After more than 25 years in the fashion business, Patrick Robinson was frustrated with a lot of what he saw: lots of waste, lots of unnecessary pieces, lots of corporate mumbo-jumbo.
So the designer, who has worked for such bold-faced brands as Giorgio Armani, Anne Klein, Perry Ellis and Gap and also had his own eponymous collection, decided it was time to take a step back.
He hired a guide and spent 18 days backpacking in the wilderness. It was during that solitary time of reflection that Robinson experienced a reawakening and decided on his next career move.
It’s called Paskho, an ancient Greek word that means passion.
The initial idea for the brand was to embrace the “values and virtues” he’d developed growing up in Southern California. He was doing his best to live a clean life: eating well, growing his own vegetables and cultivating chickens and bees. But seeing the waste that was being generated in his last corporate position at Gap, he thought there had to be a better way.
“I saw that there was an opportunity to build a brand that was sustainable and socially responsible,” he said. “In our society, we use a lot of stuff that does little for us.”
While on his backpacking trip, he realized that he needed only a pair of pants, shorts, a T-shirt and socks. So he thought: “Wouldn’t it be cool to have an urban brand that you use to light backpack? That’s the spark that got me going.”
He set up shop in his basement, spent his own money and got to work. He sought out reclaimed fabrics, which still represent 40 percent of sales, and zeroed in on performance products. He found a manufacturing facility in Asia, KTC (Knowledge Technology Craft), that specialized in high-tech production for brands such as Rapha, Bogner and Adidas.
Robinson’s first foray was to create pants and T-shirts that could be worn for work and play and sell them directly to consumers. He tested the concept on Kickstarter in 2015, but then stopped to regroup before launching in earnest in 2017. What he soon found out is that his customers believed the products were best suited for travel. “It’s like what happened with Lululemon: they started in yoga but then figured out their clothes worked in other parts of their customers’ lives.”

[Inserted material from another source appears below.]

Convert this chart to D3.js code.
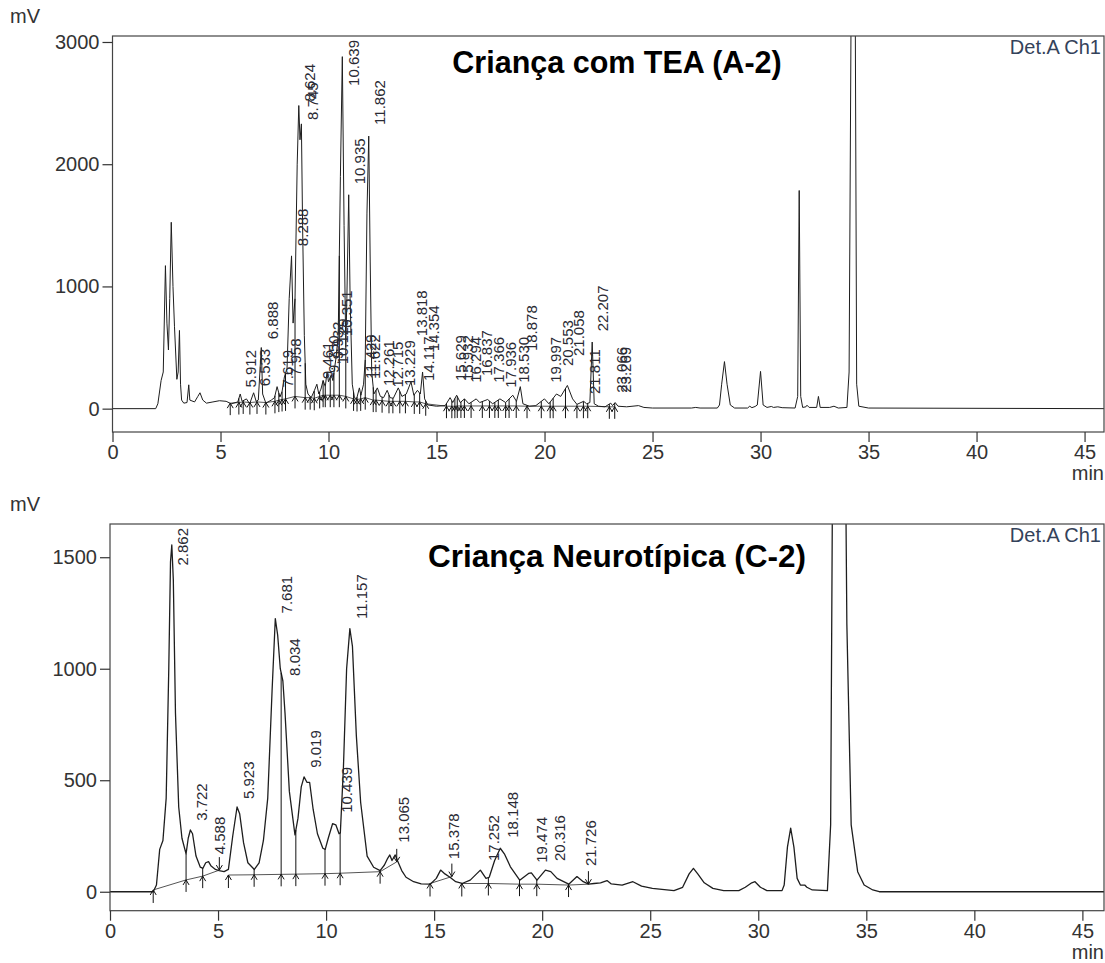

He said no one needs any more clothes, but they do gravitate toward products that solve a problem. And for Paskho’s customers, it’s the discomfort of traveling on airplanes and the desire to not only feel good during the flight but also look pulled together when they get off.
Sales have grown exponentially. In 2018, he said, they were up 340 percent, and this year, they’re up another 260 percent. “We’ve been told we’re growing like a tech company,” he said.
Today, Robinson said 40 percent of Paskho’s customers buy from the brand between four and seven times a year. The line is 60 percent women’s wear and 40 percent men’s.
More than 80 percent of sales still come from pants and most customers will buy two pairs. The men’s pants retail from $98 for a nylon moisture-wicking style to $168 for a cropped, single-pleat trouser in a four-way stretch water-, oil- and dirt-repellent fabric. The women’s offering has a similar price point and fabric content in styles that range from wide legs to banded cuffs.
The company also offers long- and short-sleeve tops, blazers, jackets and hoodies and shorts.
Paskho now has offices in both Hudson, N.Y., and SoHo, and there’s a 20,000-square-foot distribution center in upstate New York.
At the end of 2018, he had raised $1.8 million in seed money from friends and family, and is halfway through an $8 million fund-raising round from family as well as private equity investors who are interested in supporting brands that are sustainable and socially conscious.
Sustainability is still a major message of Paskho. It uses only Bluesign-approved textiles, which have been certified to eliminate harmful chemicals, use less water and do not pollute the air or soil. The company also donates 1 percent of its sales to environmental causes. It has partnered with KTC to ensure the laborers who make its clothes are treated fairly and paid equitably. It ships its products in recycled paper envelopes.
Looking ahead, Robinson is hoping to add a few other products, notably underwear, which he expects to launch in the second quarter of next year. He’s also working to create a shoe from post-consumer waste.
But what he won’t create is a collection. Robinson bristled: “Collections are a waste of time. Our problem as a society is that we create a lot of what people don’t need and things we’re not good at. Americans in particular just want to be comfortable and we’re just looking to grow by making your life better.”